##### Data for the task #####

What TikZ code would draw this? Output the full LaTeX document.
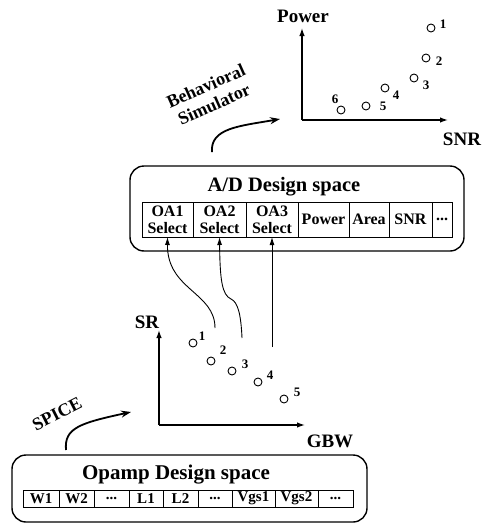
\documentclass[tikz,border=0pt]{standalone}
\usepackage{fontspec}
\setmainfont{Liberation Serif}
\usetikzlibrary{arrows.meta}
\begin{document}
\begin{tikzpicture}[x=1pt,y=-1pt,
  every node/.style={inner sep=0pt, outer sep=0pt},
  title/.style={font=\fontsize{20.5}{22}\selectfont\bfseries},
  axlab/.style={font=\fontsize{19}{21}\selectfont\bfseries},
  tool/.style={font=\fontsize{18}{20}\selectfont\bfseries, align=center},
  adfont/.style={font=\fontsize{16}{17}\selectfont\bfseries},
  opfont/.style={font=\fontsize{15}{16}\selectfont\bfseries},
  num/.style={font=\fontsize{13}{14}\selectfont\bfseries},
  axis/.style={line width=1.3pt, -{Latex[length=8pt,width=5.5pt]}},
  dot/.style={circle, draw, line width=0.9pt, minimum size=8pt},
  cell/.style={draw, line width=0.8pt, rectangle, align=center},
  adcell/.style={cell, adfont, minimum height=35pt},
  opcell/.style={cell, opfont, minimum height=17pt},
  dbox/.style={draw, line width=1.4pt, rounded corners=14pt, rectangle},
  flow/.style={line width=1.8pt, -{Stealth[length=10pt,width=7pt]}},
  link/.style={line width=0.9pt, -{Latex[length=8pt,width=5pt]}},
]
\useasboundingbox (0,0) rectangle (490,525);

% ---------- Power vs SNR plot ----------
\coordinate (po) at (302,120);
\coordinate (py) at (302,28);
\coordinate (px) at (448,120);
\draw[axis] (po) -- (py);
\draw[axis] (po) -- (px);
\node[axlab] (plab) at (303,16) {Power};
\node[axlab] (snrlab) at (462,139) {SNR};
\node[dot] (q1) at (431,28) {};  \node[num] (ql1) at (443,24) {1};
\node[dot] (q2) at (426,58) {};  \node[num] (ql2) at (439,61) {2};
\node[dot] (q3) at (414,78) {};  \node[num] (ql3) at (426,85) {3};
\node[dot] (q4) at (385,88) {};  \node[num] (ql4) at (396,95) {4};
\node[dot] (q5) at (366,106) {}; \node[num] (ql5) at (383,106) {5};
\node[dot] (q6) at (341,110) {}; \node[num] (ql6) at (335,99) {6};

% ---------- behavioral simulator step ----------
\node[tool, rotate=24] (beh) at (210,95) {Behavioral\\Simulator};
\coordinate (bs) at (212,152);
\coordinate (be) at (280,119);
\draw[flow] (bs) .. controls (210,128) and (240,126) .. (be);

% ---------- A/D design space ----------
\node[dbox, minimum width=334pt, minimum height=85pt] (adbox) at (297,208.5) {};
\node[title] (adtitle) at (284,187) {A/D Design space};
\node[adcell, minimum width=51pt] (oa1) at (167.5,219.5) {OA1\\Select};
\node[adcell, minimum width=53pt] (oa2) at (219.5,219.5) {OA2\\Select};
\node[adcell, minimum width=52pt] (oa3) at (272,219.5) {OA3\\Select};
\node[adcell, minimum width=51pt] (pw) at (323.5,219.5) {Power};
\node[adcell, minimum width=40pt] (ar) at (369,219.5) {Area};
\node[adcell, minimum width=43pt] (sn) at (410.5,219.5) {SNR};
\node[adcell, minimum width=20pt] (dd) at (442,219.5) {...};

% ---------- SR vs GBW plot ----------
\coordinate (so) at (159,425);
\coordinate (sy) at (159,330);
\coordinate (sx) at (305,425);
\draw[axis] (so) -- (sy);
\draw[axis] (so) -- (sx);
\node[axlab] (srlab) at (147,322) {SR};
\node[axlab] (gbwlab) at (330,441) {GBW};
\node[dot] (r1) at (193,343) {}; \node[num] (rl1) at (202,336) {1};
\node[dot] (r2) at (211,361) {}; \node[num] (rl2) at (223,350) {2};
\node[dot] (r3) at (232,371) {}; \node[num] (rl3) at (245,364) {3};
\node[dot] (r4) at (258,382) {}; \node[num] (rl4) at (270,375) {4};
\node[dot] (r5) at (284,399) {}; \node[num] (rl5) at (297,392) {5};

% ---------- selections feeding the A/D table ----------
\coordinate (c1) at (215,328);
\coordinate (c2) at (242,338);
\coordinate (c3) at (272,347);
\draw[link] (c1) .. controls (215,292) and (167,290) .. (oa1.south);
\draw[link] (c2) .. controls (241,315) and (238,302) .. (231,299)
                 .. controls (222,295) and (220,280) .. (oa2.south);
\draw[link] (c3) -- (oa3.south);

% ---------- SPICE step ----------
\node[tool, rotate=27] (spice) at (57,414) {SPICE};
\coordinate (ss) at (66,450);
\coordinate (se) at (131,412);
\draw[flow] (ss) .. controls (64,428) and (80,423) .. (se);

% ---------- Opamp design space ----------
\node[dbox, minimum width=355pt, minimum height=67pt] (opbox) at (189.5,488.5) {};
\node[title, font=\fontsize{21}{23}\selectfont\bfseries] (optitle) at (176,475) {Opamp Design space};
\node[opcell, minimum width=36pt] (w1) at (41,498.5) {W1};
\node[opcell, minimum width=35pt] (w2) at (76.5,498.5) {W2};
\node[opcell, minimum width=35pt] (wd) at (111.5,498.5) {...};
\node[opcell, minimum width=34pt] (l1) at (146,498.5) {L1};
\node[opcell, minimum width=35pt] (l2) at (180.5,498.5) {L2};
\node[opcell, minimum width=34pt] (ld) at (215,498.5) {...};
\node[opcell, minimum width=43pt] (v1) at (253.5,498.5) {Vgs1};
\node[opcell, minimum width=43pt] (v2) at (296.5,498.5) {Vgs2};
\node[opcell, minimum width=35pt] (vd) at (335.5,498.5) {...};
\end{tikzpicture}
\end{document}
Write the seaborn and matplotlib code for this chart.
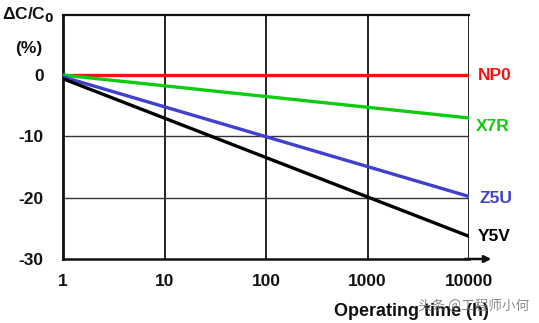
import matplotlib
matplotlib.use("Agg")
import matplotlib.pyplot as plt
import matplotlib.ticker as mticker
import numpy as np
import pandas as pd
import seaborn as sns

# Operating time (h) at the two ends of each ageing line
hours = [1, 10000]

# Capacitance change (%) per dielectric class
np0 = [0.0, 0.0]
x7r = [0.0, -7.0]
z5u = [-0.3, -19.8]
y5v = [-0.6, -26.3]

series_names = ["NP0", "X7R", "Z5U", "Y5V"]
series_values = [np0, x7r, z5u, y5v]
series_colors = ["#ff1010", "#10cc10", "#3f3fd0", "#000000"]

x_ticks = [1, 10, 100, 1000, 10000]
x_tick_labels = ["1", "10", "100", "1000", "10000"]
y_ticks = [0, -10, -20, -30]
y_tick_labels = ["0", "-10", "-20", "-30"]

df = pd.DataFrame({
    "hours": hours * len(series_names),
    "change": [v for vals in series_values for v in vals],
    "type": [n for n in series_names for _ in hours],
})

sns.set_theme(style="white")
plt.rcParams["font.family"] = ["Liberation Sans", "DejaVu Sans"]

FS = 12.5
fig = plt.figure(figsize=(5.39, 3.23), dpi=100)
ax = fig.add_axes([63 / 539, 1 - 259 / 323, (469 - 63) / 539, (259 - 15) / 323])

sns.lineplot(data=df, x="hours", y="change", hue="type", hue_order=series_names,
             palette=series_colors, linewidth=2.4, legend=False, ax=ax, zorder=5)

ax.set_xscale("log")
ax.set_xlim(1, 10000)
ax.set_ylim(-30, 9.8)

ax.xaxis.set_major_locator(mticker.FixedLocator(x_ticks))
ax.xaxis.set_minor_locator(mticker.NullLocator())
ax.set_xticks(x_ticks)
ax.set_xticklabels(x_tick_labels, fontsize=FS, fontweight="bold")
ax.set_yticks(y_ticks)
ax.set_yticklabels(y_tick_labels, fontsize=FS, fontweight="bold")
ax.tick_params(axis="x", length=0, pad=11, colors="#111111")
ax.tick_params(axis="y", length=0, pad=14, colors="#111111")
ax.set_xlabel("")
ax.set_ylabel("")

# grid: decades vertically, -10 / -20 horizontally
for xv in x_ticks[1:]:
    ax.axvline(xv, color="#222222", linewidth=1.4, zorder=2)
for yv in [-10, -20]:
    ax.axhline(yv, color="#333333", linewidth=1.0, zorder=2)

for side in ["left", "bottom", "top"]:
    ax.spines[side].set_visible(True)
    ax.spines[side].set_color("#111111")
ax.spines["left"].set_linewidth(2.0)
ax.spines["bottom"].set_linewidth(1.8)
ax.spines["top"].set_linewidth(1.6)
ax.spines["right"].set_visible(False)

# time axis arrow
ax.annotate("", xy=(1.055, 0), xycoords="axes fraction", xytext=(0.99, 0),
            textcoords="axes fraction",
            arrowprops=dict(arrowstyle="-|>", color="#111111", lw=1.8,
                            mutation_scale=10, shrinkA=0, shrinkB=0),
            annotation_clip=False)

# series labels at the right end
label_offsets = [0.0, -1.4, -0.3, 0.0]
label_x = [1.022, 1.017, 1.027, 1.022]
for name, vals, col, off, lx in zip(series_names, series_values, series_colors,
                                    label_offsets, label_x):
    ax.text(lx, (vals[-1] + off + 30) / 39.8, name, transform=ax.transAxes,
            color=col, fontsize=FS, fontweight="bold", ha="left", va="center")

fig.text(2 / 539, 1 - 15 / 323, "ΔC/C$_\\mathbf{0}$", fontsize=FS, fontweight="bold",
         ha="left", va="center", color="#111111")
fig.text(15 / 539, 1 - 48 / 323, "(%)", fontsize=FS, fontweight="bold",
         ha="left", va="center", color="#111111")
fig.text(411 / 539, 1 - 312 / 323, "Operating time (h)", fontsize=13, fontweight="bold",
         ha="center", va="center", color="#111111")
fig.text(418 / 539, 1 - 306 / 323, "头条 @工程师小何", fontsize=9.8,
         family=["Noto Sans CJK SC", "DejaVu Sans"], ha="left", va="center",
         color="#777777", alpha=0.85)

fig.savefig("out.png", dpi=100)
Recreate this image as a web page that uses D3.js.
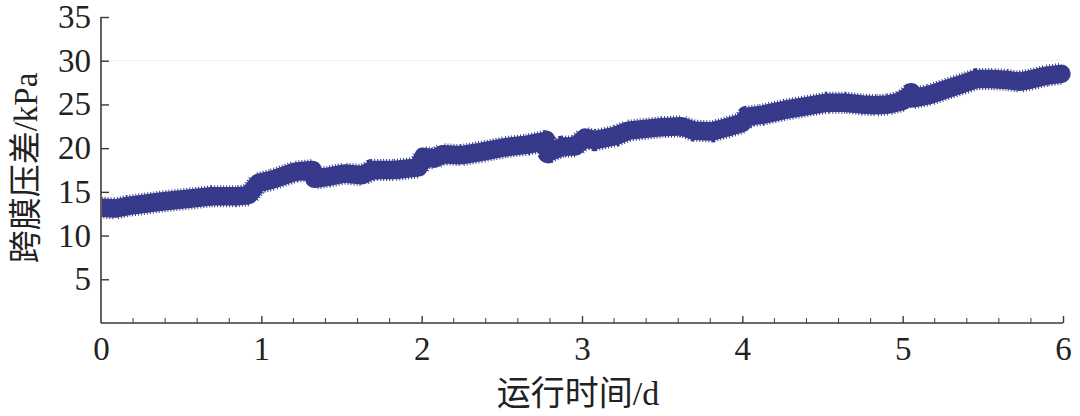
<!DOCTYPE html>
<html>
<head>
<meta charset="utf-8">
<script src="https://cdn.jsdelivr.net/npm/d3@7"></script>
<style>
  html, body { margin: 0; padding: 0; background: #fff; }
  svg { display: block; }
  text { font-family: "Liberation Serif", "Noto Sans CJK SC", serif; fill: #222; }
</style>
</head>
<body>
<svg id="chart" width="1080" height="416"></svg>
<script>
// ---- data ----
const days = [0.00, 0.09, 0.17, 0.38, 0.59, 0.69, 0.84, 0.92, 0.98, 1.07, 1.21, 1.32, 1.33, 1.42, 1.52, 1.63, 1.69, 1.83, 1.98, 2.01, 2.08, 2.13, 2.25, 2.38, 2.52, 2.66, 2.77, 2.79, 2.88, 2.96, 3.02, 3.08, 3.21, 3.29, 3.50, 3.62, 3.70, 3.81, 3.91, 4.00, 4.03, 4.12, 4.27, 4.43, 4.53, 4.64, 4.75, 4.83, 4.91, 5.00, 5.05, 5.06, 5.17, 5.28, 5.38, 5.46, 5.56, 5.65, 5.73, 5.81, 5.90, 5.99];
const tmp  = [13.2, 13.1, 13.4, 13.9, 14.3, 14.5, 14.5, 14.6, 16.0, 16.4, 17.3, 17.5, 16.5, 16.75, 17.1, 16.9, 17.5, 17.5, 17.8, 19.0, 18.8, 19.3, 19.2, 19.6, 20.1, 20.4, 20.8, 19.5, 20.2, 20.2, 21.2, 20.9, 21.4, 22.0, 22.4, 22.5, 22.0, 21.9, 22.4, 22.9, 23.6, 23.8, 24.4, 24.9, 25.2, 25.2, 25.0, 24.9, 25.0, 25.4, 26.2, 25.7, 26.1, 26.8, 27.4, 27.9, 27.9, 27.8, 27.6, 27.9, 28.3, 28.5];
const xTicks = [0, 1, 2, 3, 4, 5, 6];
const xMinorTicks = d3.range(0, 30).map(i => i / 5).filter(v => !Number.isInteger(v));
const yTicks = [5, 10, 15, 20, 25, 30, 35];
const xTitle = "运行时间/d";
const yTitle = "跨膜压差/kPa";

const svg = d3.select("#chart");
const x = d3.scaleLinear().domain([0, 6]).range([101, 1063]);
const y = d3.scaleLinear().domain([0, 35]).range([323, 17]);
const axisColor = "#3a3a3a";

svg.append("defs").append("clipPath").attr("id", "plot")
  .append("rect").attr("x", x(0) + 1).attr("y", 0)
  .attr("width", x(6) - x(0) + 20).attr("height", y(0));

// faint guide at 30
svg.append("line")
  .attr("x1", x(0)).attr("x2", x(6))
  .attr("y1", y(30)).attr("y2", y(30))
  .attr("stroke", "#efefef").attr("stroke-width", 1);

// data band
const line = d3.line().x((d, i) => x(days[i])).y(d => y(d));
const color = "#373a8b";
const band = svg.append("g").attr("clip-path", "url(#plot)");
band.append("path").datum(tmp)
  .attr("d", line)
  .attr("fill", "none").attr("stroke", color)
  .attr("stroke-width", 18.5).attr("stroke-linejoin", "round").attr("stroke-linecap", "round");
band.append("path").datum(tmp)
  .attr("d", line)
  .attr("fill", "none").attr("stroke", color)
  .attr("stroke-width", 22).attr("stroke-dasharray", "1,2").attr("stroke-linejoin", "round");

// axes
const xAxis = d3.axisBottom(x).tickValues(xTicks).tickSize(-7).tickPadding(14).tickFormat(d3.format("d"));
const gx = svg.append("g").attr("transform", `translate(0,${y(0)})`).call(xAxis);
gx.selectAll(".tick").filter(d => d === 0).select("line").remove();
gx.append("g").selectAll("line").data(xMinorTicks).join("line")
  .attr("x1", d => x(d)).attr("x2", d => x(d)).attr("y1", 0).attr("y2", -5)
  .attr("stroke", axisColor).attr("stroke-width", 1);

const yAxis = d3.axisLeft(y).tickValues(yTicks).tickSize(-8).tickPadding(10).tickFormat(d3.format("d"));
const gy = svg.append("g").attr("transform", `translate(${x(0)},0)`).call(yAxis);

[gx, gy].forEach(g => {
  g.select(".domain").attr("stroke", axisColor).attr("stroke-width", 1.6);
  g.selectAll(".tick line").attr("stroke", axisColor).attr("stroke-width", 1.4);
  g.selectAll(".tick text").attr("font-size", 33).attr("font-family", "Liberation Serif").attr("fill", "#222");
});
gx.select(".domain").attr("d", `M${x(0)},0H${x(6)}`);
gy.select(".domain").attr("d", `M0,${y(35)}V${y(0)}`);
gx.selectAll(".tick text").attr("dy", "0.71em");

// titles
svg.append("text")
  .attr("x", 578).attr("y", 405)
  .attr("text-anchor", "middle").attr("font-size", 34)
  .text(xTitle);
svg.append("text")
  .attr("transform", `translate(37,168) rotate(-90)`)
  .attr("text-anchor", "middle").attr("font-size", 33)
  .text(yTitle);
</script>
</body>
</html>
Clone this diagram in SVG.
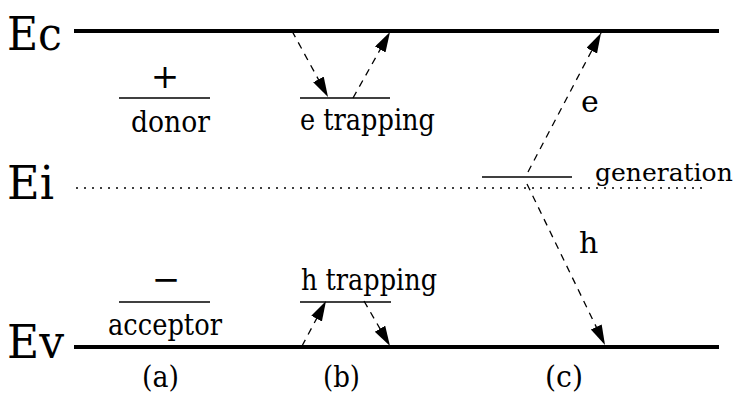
<svg xmlns="http://www.w3.org/2000/svg" width="738" height="393" viewBox="0 0 738 393">
<defs>
<style>
.t{font-family:"DejaVu Serif","Liberation Serif",serif;fill:#000;font-size:30px}
.big{font-size:47px}
.band{stroke:#000;stroke-width:4;fill:none}
.lvl{stroke:#000;stroke-width:1.5;fill:none}
.dot{stroke:#000;stroke-width:1.5;stroke-dasharray:2 6;fill:none}
.arr{stroke:#000;stroke-width:1.3;stroke-dasharray:7 6;fill:none}
</style>
<marker id="ah" markerUnits="userSpaceOnUse" markerWidth="24" markerHeight="14" refX="20" refY="6" orient="auto">
<path d="M0,0 L20,6 L0,12 z" fill="#000"/>
</marker>
</defs>
<rect width="738" height="393" fill="#fff"/>
<g id="bands">
<g id="Ec"><line class="band" x1="74" y1="31" x2="719" y2="31"/><text class="t big" x="7" y="50" textLength="55" lengthAdjust="spacingAndGlyphs">Ec</text></g>
<g id="Ei"><line class="dot" x1="76" y1="188" x2="706" y2="188"/><text class="t big" x="7" y="199" textLength="47" lengthAdjust="spacingAndGlyphs">Ei</text></g>
<g id="Ev"><line class="band" x1="74" y1="347" x2="719" y2="347"/><text class="t big" x="7" y="358" textLength="57" lengthAdjust="spacingAndGlyphs">Ev</text></g>
</g>
<g id="donor"><text class="t" x="165" y="88" text-anchor="middle" style="font-size:34px">+</text><line class="lvl" x1="119" y1="98" x2="210" y2="98"/><text class="t" x="131" y="132" textLength="79" lengthAdjust="spacingAndGlyphs">donor</text></g>
<g id="acceptor"><text class="t" x="166" y="291" text-anchor="middle" style="font-size:34px">−</text><line class="lvl" x1="119" y1="302" x2="210" y2="302"/><text class="t" x="108" y="335" textLength="114" lengthAdjust="spacingAndGlyphs">acceptor</text></g>
<g id="etrap"><line class="lvl" x1="300" y1="98" x2="390" y2="98"/><text class="t" x="300" y="130" textLength="135" lengthAdjust="spacingAndGlyphs">e trapping</text></g>
<g id="htrap"><text class="t" x="301" y="290" textLength="136" lengthAdjust="spacingAndGlyphs">h trapping</text><line class="lvl" x1="300" y1="302" x2="391" y2="302"/></g>
<g id="gen"><line class="lvl" x1="482" y1="177" x2="572" y2="177"/><text class="t" x="595" y="181" style="font-size:25px">generation</text></g>
<g id="labels">
<text class="t" x="581" y="112">e</text>
<text class="t" x="579" y="253">h</text>
<text class="t" x="142" y="387" textLength="37" lengthAdjust="spacingAndGlyphs">(a)</text>
<text class="t" x="323" y="387" textLength="37" lengthAdjust="spacingAndGlyphs">(b)</text>
<text class="t" x="545" y="387" textLength="38" lengthAdjust="spacingAndGlyphs">(c)</text>
</g>
<g id="connectors">
<line class="arr" marker-end="url(#ah)" x1="292" y1="31" x2="328" y2="97"/>
<line class="arr" marker-end="url(#ah)" x1="353" y1="98" x2="390" y2="32"/>
<line class="arr" marker-end="url(#ah)" x1="302" y1="346" x2="326" y2="301"/>
<line class="arr" marker-end="url(#ah)" x1="364" y1="301" x2="390" y2="346"/>
<line class="arr" marker-end="url(#ah)" x1="528" y1="172" x2="601" y2="33"/>
<line class="arr" marker-end="url(#ah)" x1="527" y1="184" x2="605" y2="345"/>
</g>
</svg>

#####

Task:
Work out how many lines in the records above hold the string "matplotlib", then give only that count.

Output below:
5